この記事をまとめると
■二種免許保有者の高齢化により旅客運送業界のドライバー不足が顕著になっている
■養成乗務員を募集するより第二種免許を保有する人が求人に応募してくる環境作りが必要
■いずれ自動運転が導入されるだろうが、現状ではその前にドライバー不足が社会問題となる
第二種免許保有者の半分以上が高齢者となっている
タクシーやバスといった旅客輸送業界ではドライバー不足が恒常化している。そのような旅客輸送業務に携わるために必要な「二種免許」保有者が少ないことが原因なのかと思いきや、警察庁交通局運転免許課がまとめた令和2年(2020年)版運転免許統計によると、大型、中型、普通、大型特殊、けん引の第二種免許の総保有者数は168万9525人となっている。ただし、この保有者のなかで実際に旅客輸送業界に従事している人が少ないところが、ドライバー不足を恒常化させる大きな原因となっている。
それではなぜ従事する人が統計上少ないのかというと、二種免許保有者の高齢化が目立っていることが挙げられる。総保有者数168万9525人に対し、65歳以上の保有者が86万6646人となっており、全体の約51%となっている。年齢の高い人に二種免許保有者が多いことについては、1956年に第二種免許制度導入時に、それまでに普通自動車、けん引、小型自動四輪、自動三輪免許を保有していれば、それぞれの二種免許を受けたもの(つまり自動的に二種免許を持てた)とされたことが大きく影響している。
そのため、とくにタクシー業界での乗務員の充足では、わかりやすくいえば自動的に二種免許を多く持っていた年齢の高い層の乗務員採用がいままで目立っていたので、バスに比べてもドライバーの高齢化が目立っていた。
しかし、ここ最近は二種免許を持ってタクシー乗務員の求人募集に応募してくるといったケースは少なく、一種免許保有者を「養成乗務員」として雇用し、事業者が養成乗務員に日当を払いながら指定教習所において二種免許を取得してもらい、タクシードライバーとして本採用するケースが一般的となっている。
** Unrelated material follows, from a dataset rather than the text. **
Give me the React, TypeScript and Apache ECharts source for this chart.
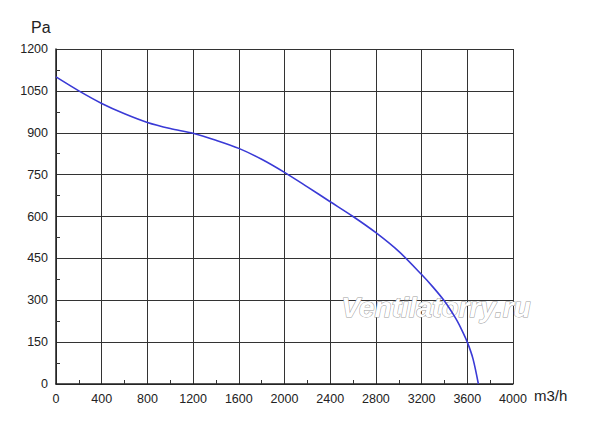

バス業界も基本的には養成乗務員として大型二種免許を取得してもらう採用形態が一般化している。養成乗務員として二種免許を取得してもらう際には、日当だけでなく免許取得費用も事業者が負担してくれるのも一般的。ただし、一定期間のご奉公(数年間は最低辞めないということ)をしないと、養成費用を請求されるのも一般的となっている。
二種免許はタクシー業界などでは、「国が認めたプロドライバーライセンス」と言われているとも聞いているが、「一種免許とどこが違うの?」と疑問を持つ人も多いだろう。一種免許取得に対し、二種免許取得は難しいともいわれているが(当然個人差はあるが)、そのひとつは、一定期間一種免許でクルマを運転しているうちに悪い癖を身につけてしまうと、この矯正に時間を要してしまうのである。
たとえば、直進時には車線内においてクルマを真ん中に位置して運転しなければならず、左折時には左寄り、右折時には右寄りにクルマを移動するのは運転の基本となっている。しかし、長年一種免許でクルマを運転しているうちに直進時でも右や左にオフセット気味にしたまま運転してしまう人が意外に多く、これを直すだけでも時間を要することも出てくるようだ。
技術的な部分はある程度実技教習を進めれば矯正できたりするが、問題は一種免許よりも広い危険予測視野での運転が求められるところである。実技検定試験でも技術面や法規への対応などももちろん試験官は見ているが、常に受験者がどれぐらい広い視野で危険予測をしながら運転しているかというところも重要視している。
たとえば、信号のある交差点に差し掛かった時に、交差側道路の横断者信号が点滅(青信号)しているのを認識し、減速して進行方向の信号が黄色になるのを確認して赤になり安全に停車できるか(黄色になって無理に突っ切るのはまずい)などである。
聞いた話では、風の強い日に枯草が道路を横切った時、ブレーキを軽く踏むなどの適切な操作(枯草を認知している)をしていないとして検定中止になったこともあると聞いている。また、前方ばかりを見ていればいいというわけでもない。だいたい前6、後ろ4の割合で確認できていれば理想的なようである。これは後席にお客を乗せて走るタクシーだからこその話ともいえよう。そのため、検定試験中に技術面や法規への対応なども問題なくクリアしたと思っていても不合格となるケースがあり、受験者が「どうしてだ?」と悩むこともあるようだ。